Examples of identicide can be observed in the destruction of the Bridge of Mostar and the National and University Library in Bosnia and Herzegovina, and the willful damage of Islamic iconography and archaeological treasures such as Palmyra by ISIL in Syria.
Identicide offers a way to frame some of the destructive acts that precede genocide. The international convention on Genocide does not include this predictive framework. Genocidal acts must have already taken place for a situation to be legally termed "genocide." Because it cannot be named as such until after the fact, earlier intentional and destructive acts are often termed ‘potential genocide’ or ‘possible genocide’. Identicide is a term that captures the force of pre-genocidal acts and is a phenomenon unto itself.[2]
In being a series of acts or pre-emptive stages of genocide or as an alternative to genocide, identicide incorporates many of the other more specific phenomena and related activities ending in “-cide”, including ethnocide, topocide, terracide, democide, memoricide, urbicide, gendercide, gynocide, sociocide and domicide. These other -cides are elements that contribute to cultural identity, denoting the destruction of a part or aspect of it. Identicide determines the destruction of the whole.
Perpetrators of identicide understand that cultural identity is built into places created over centuries of living in place, and a marginalized group can be weakened and unalterably changed through the destruction of their places. The destruction results in people leaving their places, or a loss of distinctiveness in place, and can achieve the result intended by the perpetrators.
According to Meharg, identicide is a deliberate act, normally performed as a tactic of armed conflict, but more specifically is
Identicide can be a precursor to genocide but does not necessarily result in genocide.
The term was coined in 1998 by Sarah Jane Meharg, Ph.D. while completing her studies at the Royal Military College of Canada. It was later published in her Masters of Arts (War Studies) thesis in 1999.[3]
Identicide, as argued by Meharg, is centered around erasing the link between people and their places, in order to weaken cultural identity and create anomie.[4] These roots of identity are not only embedded within the people who inhabit a certain region, but also among the cultural infrastructure (i.e. castles, houses, engineering feats, routes/paths, bridges etc.), symbols[5] (i.e. monuments, statues), signs, language (i.e. any form of literature, libraries), and social behaviors that support the functionality and cohesiveness a given community and contribute to their uniqueness and specificity that could be recalled, affecting the memory of their unique heritage, historical power and environment and ethnic leverage in a region over time. The continued presence of such material and places allow a people’s identity to continue to live on, whether those people still exist, have evolved or have been eliminated, and as such their identity remains preserved in the memory of mankind and society.
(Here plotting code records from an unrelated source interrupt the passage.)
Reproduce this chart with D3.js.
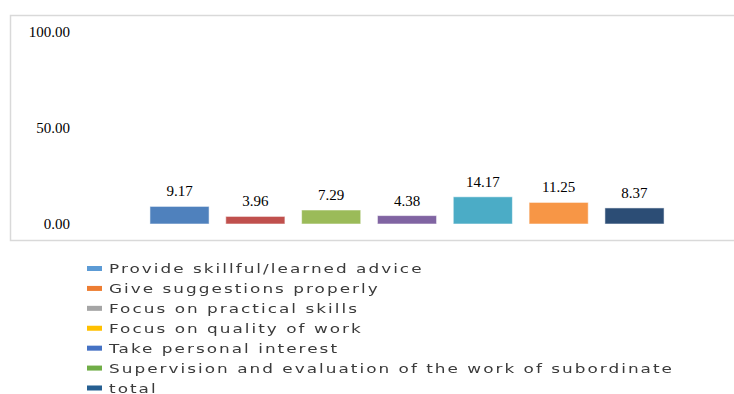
<!DOCTYPE html>
<html>
<head>
<meta charset="utf-8">
<script src="https://cdn.jsdelivr.net/npm/d3@7"></script>
<style>
  html, body { margin: 0; padding: 0; background: #fff; }
  svg { display: block; }
</style>
</head>
<body>
<svg id="chart" width="734" height="394"></svg>
<script>
// Supervisory behaviour scores (%)
const categories = [
  "Provide skillful/learned advice",
  "Give suggestions properly",
  "Focus on practical skills",
  "Focus on quality of work",
  "Take personal interest",
  "Supervision and evaluation of the work of subordinate",
  "total"
];
const values = [9.17, 3.96, 7.29, 4.38, 14.17, 11.25, 8.37];
const valueLabels = ["9.17", "3.96", "7.29", "4.38", "14.17", "11.25", "8.37"];
const yTicks = [0, 50, 100];
const yTickLabels = ["0.00", "50.00", "100.00"];

const barColors = ["#4F81BD", "#C0504D", "#9BBB59", "#8064A2", "#4BACC6", "#F79646", "#2C4D75"];
const legendColors = ["#5B9BD5", "#ED7D31", "#A5A5A5", "#FFC000", "#4472C4", "#70AD47", "#255E91"];

const svg = d3.select("#chart");

// plot frame (open on the right side)
svg.append("path")
  .attr("d", "M 740 15.5 H 10.5 V 240.5 H 740")
  .attr("fill", "none")
  .attr("stroke", "#d9d9d9")
  .attr("stroke-width", 1.5);

const y = d3.scaleLinear().domain([0, 100]).range([224, 32]);
const x = d3.scaleBand().domain(categories).range([141.6, 672.4])
  .paddingInner(0.22).paddingOuter(0.11);

// y axis labels (no axis line, no ticks)
const yAxis = d3.axisLeft(y)
  .tickValues(yTicks)
  .tickFormat((d, i) => yTickLabels[i])
  .tickSize(0)
  .tickPadding(0);
const gy = svg.append("g").attr("transform", "translate(70,0)").call(yAxis);
gy.select(".domain").remove();
gy.selectAll("text")
  .attr("font-family", "'Liberation Serif', 'Times New Roman', serif")
  .attr("font-size", 15)
  .attr("fill", "#000")
  .attr("dy", "0.32em");

// bars
svg.append("g").selectAll("rect")
  .data(values)
  .join("rect")
  .attr("x", (d, i) => x(categories[i]))
  .attr("y", d => y(d))
  .attr("width", x.bandwidth())
  .attr("height", d => y(0) - y(d))
  .attr("fill", (d, i) => barColors[i])
  .attr("stroke", "rgba(255,255,255,0.55)")
  .attr("stroke-width", 1);

// value labels
svg.append("g").selectAll("text")
  .data(values)
  .join("text")
  .attr("x", (d, i) => x(categories[i]) + x.bandwidth() / 2)
  .attr("y", d => y(d) - 10)
  .attr("text-anchor", "middle")
  .attr("font-family", "'Liberation Serif', 'Times New Roman', serif")
  .attr("font-size", 15)
  .attr("fill", "#000")
  .text((d, i) => valueLabels[i]);

// legend (wide, slightly softened text)
const defs = svg.append("defs");
defs.append("filter").attr("id", "soft")
  .append("feGaussianBlur").attr("stdDeviation", 0.5);

const legend = svg.append("g").attr("filter", "url(#soft)");
const rowY = d3.scalePoint().domain(categories).range([268.5, 388]);
const items = legend.selectAll("g")
  .data(categories)
  .join("g")
  .attr("transform", d => `translate(0,${rowY(d)})`);
items.append("rect")
  .attr("x", 87)
  .attr("y", -2.5)
  .attr("width", 15)
  .attr("height", 5)
  .attr("fill", (d, i) => legendColors[i]);
items.append("text")
  .attr("transform", "translate(109,0) scale(1.35,1)")
  .attr("dy", "0.36em")
  .attr("font-family", "'DejaVu Sans', Verdana, sans-serif")
  .attr("font-size", 12.5)
  .attr("letter-spacing", 1.5)
  .attr("fill", "#3a3a3a")
  .text(d => d);
</script>
</body>
</html>
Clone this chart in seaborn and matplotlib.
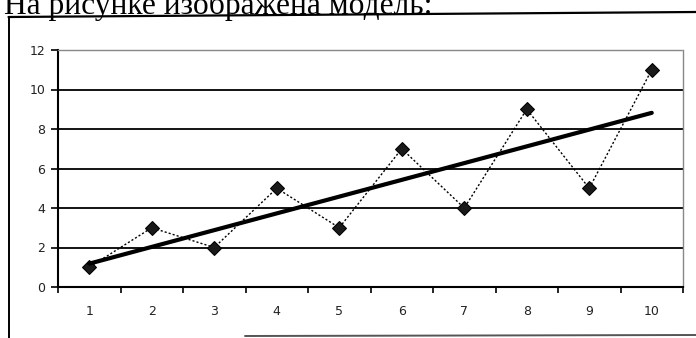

Such examples include monuments and statues, which “are best thought of as devices of communication rather than aesthetic representations: as such, they underscore…the ‘reworking of memory.’”
The tactics involved in identicide involve those that eliminate the bond between places and people, to include (but not restricted to) the burning of libraries and literature, the bombing of symbolic and sacred sites, as well as the appropriation of the vernacular places that have no military importance during conflict with the exception that a group of people is rooted to these places and material and identifies with them.
The co-opting of place by identity groups is a threat to the status quo during conflicts, and it becomes a tactical approach to destroy that which represents identity (beliefs, ways, practices, rituals) and which inspires them as a people; this last point contributes to the end objective of sustaining gains in warfare by a belligerent by eliminating the ability of an enemy to retaliate in destroying its will through erasing its identity. Belligerents seek to systematically destroy identity elements, causing anomie and other behavioral and attitudinal reactions, which can result in the group moving away, or submitting to control.
Identicide can take many forms, where the intense killing of a people in a short amount of time, as well as the physical destruction of its link with a place or region, are the more recognizable acts that fall within its scope. However, longer term and more subtle acts, such as absorbing and integrating a culture within another through the transformation of religion, language, and social practices, or imposing/preventing demographic shifts within a community,[6] with a final outcome to deliberately eliminate the remnants of a specific people and their landscape, could also be viewed as forms of identicide.[7]
Identicide[8] includes willful acts of destruction of the places, symbols, objects and other cultural property that represents the identity of a people, with the intent to erase the cultural narrative of that people in a particular region over time. Targets are often "symbolic landscapes" that, according to Sarah Jane Meharg, "create a particularity of place, [and] also act as narratives of collective memory that underpin the cohesion and identity of groups."[9]
The destruction of National and University Library of Sarajevo, Bosnia and Herzegovina.[10]
The destruction of Stari Most, Bosnia and Herzegovina.
The destruction of the Bamiyan Buddhas, Afghanistan
Renaming of Mauri place names, New Zealand
Renaming of English and French place names in Montreal, Canada
Renaming of Palestinian villages and places from Arabic to Hebrew names after establishment of the State of Israel.